Duke Energy Secures Settlement in South Carolina, Commits 70 MW Winter Flexibility
Immediate outcome and commitments
Regulators now have a filed settlement that binds Duke Energy to deploy at least 70 MW of winter-focused demand-response capacity as part of its merger approvals in South Carolina. The agreement also establishes a formal monitoring window of 14 years to track claimed consumer savings, with a shareholder-funded backstop if those savings are not realized. Consumer-advocacy groups secured language that triggers regulator attention on tariffs for large new loads, creating a mechanism to reallocate costs away from residential customers.
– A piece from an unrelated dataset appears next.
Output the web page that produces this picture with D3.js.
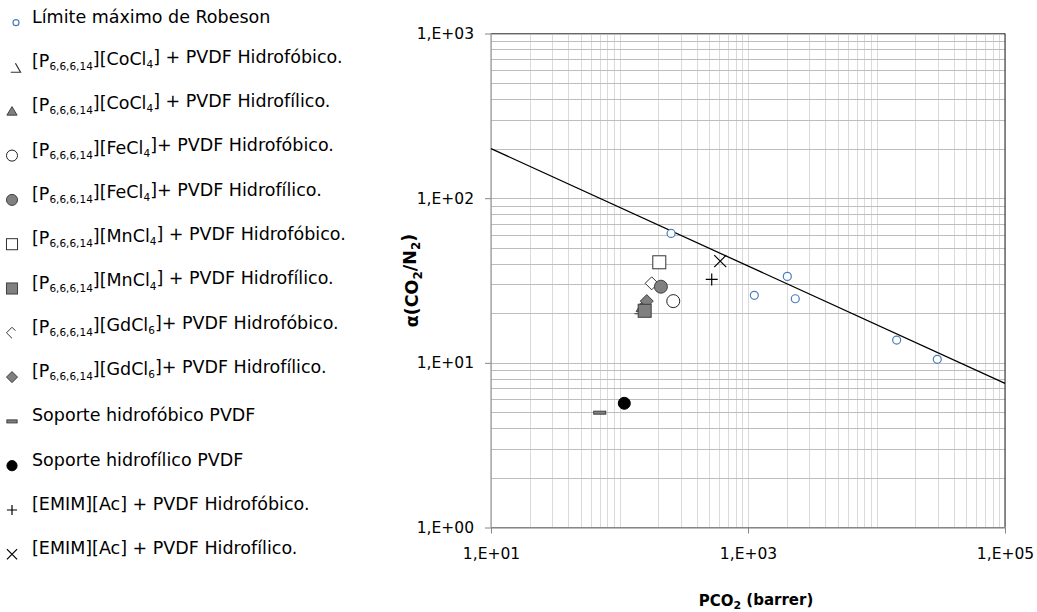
<!DOCTYPE html>
<html>
<head>
<meta charset="utf-8">
<script src="https://cdn.jsdelivr.net/npm/d3@7"></script>
<style>
  html, body { margin: 0; padding: 0; background: #fff; }
  svg { display: block; }
  text { font-family: "DejaVu Sans", sans-serif; fill: #000; }
</style>
</head>
<body>
<svg id="chart" width="1037" height="612"></svg>
<script>
// ---------------- DATA ----------------
const legendLabels = [
  "Límite máximo de Robeson",
  "[P_{6,6,6,14}][CoCl_{4}] + PVDF Hidrofóbico.",
  "[P_{6,6,6,14}][CoCl_{4}] + PVDF Hidrofílico.",
  "[P_{6,6,6,14}][FeCl_{4}]+ PVDF Hidrofóbico.",
  "[P_{6,6,6,14}][FeCl_{4}]+ PVDF Hidrofílico.",
  "[P_{6,6,6,14}][MnCl_{4}] + PVDF Hidrofóbico.",
  "[P_{6,6,6,14}][MnCl_{4}] + PVDF Hidrofílico.",
  "[P_{6,6,6,14}][GdCl_{6}]+ PVDF Hidrofóbico.",
  "[P_{6,6,6,14}][GdCl_{6}]+ PVDF Hidrofílico.",
  "Soporte hidrofóbico PVDF",
  "Soporte hidrofílico PVDF",
  "[EMIM][Ac] + PVDF Hidrofóbico.",
  "[EMIM][Ac] + PVDF Hidrofílico."
];
// Robeson reference points (PCO2 barrer, alpha CO2/N2)
const robesonP = [252, 1120, 2023, 2333, 14350, 29720];
const robesonAlpha = [61.1, 25.7, 33.5, 24.5, 13.75, 10.5];
// Robeson upper bound line end points
const boundP = [10, 100000];
const boundAlpha = [200, 7.5];
// Membranes (same order as legend entries 1..12)
const membraneP =     [143, 150, 262, 210, 204, 157, 178, 163, 70.2, 109, 522, 608];
const membraneAlpha = [21.3, 21.8, 23.7, 29.0, 40.8, 20.7, 30.4, 23.7, 4.98, 5.68, 32.1, 41.5];
// Axis ticks
const yTicks = [1, 10, 100, 1000];
const yTickLabels = ["1,E+00", "1,E+01", "1,E+02", "1,E+03"];
const xTicks = [10, 1000, 100000];
const xTickLabels = ["1,E+01", "1,E+03", "1,E+05"];
const xTitle = "PCO_{2} (barrer)";
const yTitle = "α(CO_{2}/N_{2})";

// ---------------- STYLES ----------------
const markerKinds = ["robeson", "triOpen", "triGray", "circOpen", "circGray", "sqOpen", "sqGray",
                     "diaOpen", "diaGray", "dash", "circBlack", "plus", "cross"];
const drawOrder = [1, 2, 7, 8, 5, 6, 3, 4, 9, 10, 11, 12];

const svg = d3.select("#chart");
const L = 491, R = 1005, T = 33.5, B = 527.5;
const x = d3.scaleLog().domain([10, 100000]).range([L, R]);
const y = d3.scaleLog().domain([1, 1000]).range([B, T]);

function marker(g, kind, cx, cy, s, inLegend) {
  const gray = "#808080", dark = "#404040";
  switch (kind) {
    case "robeson":
      g.append("circle").attr("cx", cx).attr("cy", cy).attr("r", 4 * s)
        .attr("fill", "#fff").attr("stroke", "#4a7ebb").attr("stroke-width", 1.2);
      break;
    case "triOpen":
      g.append("path").attr("d", `M${cx + 0.5 * s},${cy - 5.5 * s} L${cx + 6.5 * s},${cy + 5 * s} L${cx - 5 * s},${cy + 5 * s}`)
        .attr("fill", "none").attr("stroke", "#333").attr("stroke-width", 1.2);
      break;
    case "triGray":
      g.append("path").attr("d", `M${cx},${cy - 5.5 * s} L${cx + 6 * s},${cy + 4.5 * s} L${cx - 6 * s},${cy + 4.5 * s} Z`)
        .attr("fill", gray).attr("stroke", dark).attr("stroke-width", 1);
      break;
    case "circOpen":
      g.append("circle").attr("cx", cx).attr("cy", cy).attr("r", 6.5 * s)
        .attr("fill", "#fff").attr("stroke", "#222").attr("stroke-width", 1);
      break;
    case "circGray":
      g.append("circle").attr("cx", cx).attr("cy", cy).attr("r", 6.5 * s)
        .attr("fill", gray).attr("stroke", dark).attr("stroke-width", 1);
      break;
    case "circBlack":
      g.append("circle").attr("cx", cx).attr("cy", cy).attr("r", 6 * s)
        .attr("fill", "#000").attr("stroke", "#000").attr("stroke-width", 1);
      break;
    case "sqOpen":
      g.append("rect").attr("x", cx - 6.5 * s).attr("y", cy - 6.5 * s).attr("width", 13 * s).attr("height", 13 * s)
        .attr("fill", "#fff").attr("stroke", "#333").attr("stroke-width", 1);
      break;
    case "sqGray":
      g.append("rect").attr("x", cx - 6.5 * s).attr("y", cy - 6.5 * s).attr("width", 13 * s).attr("height", 13 * s)
        .attr("fill", gray).attr("stroke", dark).attr("stroke-width", 1);
      break;
    case "diaOpen":
      if (inLegend) {
        g.append("path").attr("d", `M${cx + 4 * s},${cy - 2.5 * s} L${cx},${cy - 6.5 * s} L${cx - 6.5 * s},${cy} L${cx},${cy + 6.5 * s}`)
          .attr("fill", "none").attr("stroke", "#333").attr("stroke-width", 1);
      } else {
        g.append("path").attr("d", `M${cx},${cy - 6.5 * s} L${cx + 6.5 * s},${cy} L${cx},${cy + 6.5 * s} L${cx - 6.5 * s},${cy} Z`)
          .attr("fill", "#fff").attr("stroke", "#333").attr("stroke-width", 1);
      }
      break;
    case "diaGray":
      g.append("path").attr("d", `M${cx},${cy - 6.5 * s} L${cx + 6.5 * s},${cy} L${cx},${cy + 6.5 * s} L${cx - 6.5 * s},${cy} Z`)
        .attr("fill", gray).attr("stroke", dark).attr("stroke-width", 1);
      break;
    case "dash":
      g.append("rect").attr("x", cx - 6 * s).attr("y", cy - 1.5).attr("width", 12 * s).attr("height", 3)
        .attr("fill", gray).attr("stroke", dark).attr("stroke-width", 1);
      break;
    case "plus":
      g.append("path").attr("d", `M${cx - 6 * s},${cy} H${cx + 6 * s} M${cx},${cy - 6 * s} V${cy + 6 * s}`)
        .attr("fill", "none").attr("stroke", "#000").attr("stroke-width", 1.2);
      break;
    case "cross":
      g.append("path").attr("d", `M${cx - 6 * s},${cy - 6 * s} L${cx + 6 * s},${cy + 6 * s} M${cx + 6 * s},${cy - 6 * s} L${cx - 6 * s},${cy + 6 * s}`)
        .attr("fill", "none").attr("stroke", "#000").attr("stroke-width", 1.2);
      break;
  }
}

// rich text with _{sub}
function richText(sel, str, subSize) {
  const parts = str.split(/(_\{[^}]*\})/).filter(p => p.length);
  let prevSub = false;
  parts.forEach(p => {
    if (p.startsWith("_{")) {
      sel.append("tspan").attr("font-size", subSize).attr("dy", prevSub ? 0 : "0.3em").text(p.slice(2, -1));
      prevSub = true;
    } else {
      sel.append("tspan").attr("dy", prevSub ? "-0.3em" : 0).text(p);
      prevSub = false;
    }
  });
}

// ---------------- GRID ----------------
const grid = svg.append("g");
const minorVals = (lo, hi) => {
  const out = [];
  for (let e = lo; e < hi; e++) for (let i = 1; i <= 9; i++) out.push(i * Math.pow(10, e));
  out.push(Math.pow(10, hi));
  return out;
};
grid.selectAll(".vg").data(minorVals(1, 5)).join("line")
  .attr("x1", d => Math.round(x(d)) + 0.5).attr("x2", d => Math.round(x(d)) + 0.5)
  .attr("y1", T).attr("y2", B).attr("stroke", "#dadada").attr("stroke-width", 1);
grid.selectAll(".hg").data(minorVals(0, 3)).join("line")
  .attr("y1", d => Math.round(y(d)) + 0.5).attr("y2", d => Math.round(y(d)) + 0.5)
  .attr("x1", L).attr("x2", R).attr("stroke", "#bdbdbd").attr("stroke-width", 1);

// frame
svg.append("line").attr("x1", L).attr("x2", R).attr("y1", T).attr("y2", T).attr("stroke", "#666");
svg.append("line").attr("x1", R).attr("x2", R).attr("y1", T).attr("y2", B).attr("stroke", "#222");

// ---------------- AXES ----------------
const yAxis = d3.axisLeft(y).tickValues(yTicks).tickSize(6).tickFormat((d, i) => yTickLabels[i]).tickPadding(11);
const gy = svg.append("g").attr("transform", `translate(${L},0)`).call(yAxis);
const xAxis = d3.axisBottom(x).tickValues(xTicks).tickSize(6).tickFormat((d, i) => xTickLabels[i]).tickPadding(14);
const gx = svg.append("g").attr("transform", `translate(0,${B})`).call(xAxis);
[gy, gx].forEach(g => {
  g.selectAll(".domain").attr("stroke", "#868686");
  g.selectAll(".tick line").attr("stroke", "#868686");
  g.selectAll(".tick text").attr("font-size", 15.5).attr("font-family", '"DejaVu Sans", sans-serif');
});
gy.select(".domain").attr("d", `M0,${T}V${B}`);
gx.select(".domain").attr("d", `M${L},0H${R}`);

// axis titles
const xt = svg.append("text").attr("x", 756).attr("y", 606).attr("text-anchor", "middle")
  .attr("font-weight", "bold").attr("font-size", 15);
richText(xt, xTitle, 11);
const yt = svg.append("text").attr("transform", `translate(418,${(T + B) / 2}) rotate(-90)`)
  .attr("text-anchor", "middle").attr("font-weight", "bold").attr("font-size", 17.5);
richText(yt, yTitle, 12);

// ---------------- PLOT ----------------
const plot = svg.append("g");
plot.append("path")
  .datum(boundP.map((p, i) => [p, boundAlpha[i]]))
  .attr("d", d3.line().x(d => x(d[0])).y(d => y(d[1])))
  .attr("fill", "none").attr("stroke", "#000").attr("stroke-width", 1.3);

robesonP.forEach((p, i) => marker(plot, "robeson", x(p), y(robesonAlpha[i]), 1, false));
drawOrder.forEach(k => {
  marker(plot, markerKinds[k], x(membraneP[k - 1]), y(membraneAlpha[k - 1]), 1, false);
});

// ---------------- LEGEND ----------------
const legend = svg.append("g");
legendLabels.forEach((lab, i) => {
  const cy = 22.7 + i * 44.3;
  const kind = markerKinds[i];
  const s = kind === "robeson" ? 0.75 : 0.85;
  const cx = kind === "robeson" ? 16 : (kind === "triOpen" ? 15 : 12);
  marker(legend, kind, cx, cy + (kind === "triOpen" ? 1 : 0), s, true);
  const t = legend.append("text").attr("x", 32).attr("y", cy).attr("dy", "0.35em").attr("font-size", 17.5);
  richText(t, lab, 10.5);
});
</script>
</body>
</html>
Links to the filing and expert testimony are publicly available via the commission docket; stakeholders can review details at the regulator portal using the case identifier in the filing.
Regulatory mechanics and consumer protections
The settlement frames cost-accountability: when projected efficiencies fall short, utility shareholders absorb the shortfall rather than ratepayers, which rewrites the usual regulatory risk allocation. It also compels the commission to examine how data centers and other heavy loads contribute to grid build decisions through a separate tariff docket. That docket could produce tariff designs requiring tech firms to cover incremental infrastructure costs, limiting cross-subsidies that have pressured residential bills. Paul Black, Sierra Club’s senior campaign organizer, led the environmental coalition’s negotiation; Mr. Black emphasized affordability and alternatives to new fossil resources in public remarks tied to the agreement.
Why this matters for grid strategy and market players
For utilities, the deal makes grid flexibility a measurable deliverable rather than conceptual mitigation, accelerating investment in dispatchable demand-side programs and related market products. For corporate large-load customers, the settlement signals higher regulatory scrutiny and potential new charges tied to siting and network upgrades, changing the economics of campus-scale data centers. For third-party flexibility providers, the commitment creates a near-term procurement target and commercial opportunities to supply winter capacity. The agreement therefore tightens the link between merger outcomes, tariff reform, and practical deployment of distributed flexibility resources.